PSUs mission is to provide quality education to the people of Puerto Princesa. But once it got comfortable and established, there was a move to reach out further still, to bring educational opportunities to people in the smaller towns of the province, students who couldnt afford to leave home and go and live in the "big city" in order to study. So a series of educational centers was established through-out the province, under the College of Community Resources Development, and these centers are set up to do just that i.e. develop the resources of the community, especially the brain-power resources.
There are centers now in Coron, Taytay, Cuyo, Roxas, Araceli, Brookes Point, Rizal and Quezon, all supervised by PSU under Dean Nita Socrates, but funded and supported by Local Government Units, with supplements provided by PTA groups when necessary. These centers all followed the same "start small" dictum, beginning with only two-year programs and then channeling students into the main campus in Puerto. But now they are all quickly moving into four-year programs.
Faced with the challenge of what to do when government support for national universities falls off (scheduled for 2005), PSU has come up with some innovative new programs that serve the triple purpose of income generation, community development and education, and hands-on lab facilities to supplement university programs.
One such program, a deep sea fish corral in Taytay, is already operative, generating P85,000 net in its first two months of operation. Dr. Edgar Castillo, Director of the Universitys Special Programs, explains that while the Taytay fish corral is earning hard cash for the university, it also serves as a lab for marine biology and fisheries students, and students of entrepreneurship. And it helps educate the community on responsible fishing practices, relying as it does on "volunteer" fish (which just swim into the pens, to be harvested on a selective basis) rather than using either cyanide or dynamite, both of which destroy coral reefs and threaten fish resources.
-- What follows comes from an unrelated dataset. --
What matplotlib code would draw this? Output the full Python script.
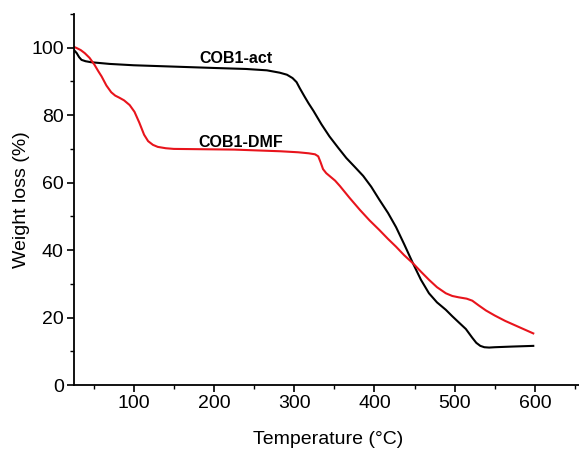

There are also plans for small tourist hotels in both Coron and on the Tiniguiban campus, to serve as labs for entrepreneurship and tourism and hotel management and, again, to earn for the university.
Palawan has a very mixed population, which includes Muslims, Christians both Catholic and Protestant, a very significant group of Seventh Day Adventists, and even a good-sized Vietnamese community. (Puerto used to host a unhcr first-asylum camp.) All groups are served by the university, and all groups serve as well, providing a most lively student body and pushing the university again and again beyond its original limits. The 30th anniversary is being celebrated with the theme of "Progressive Strategies for Unity in Diversity", and this is surely a boast the university has lived up to. Let us see where the next 30 years will take it.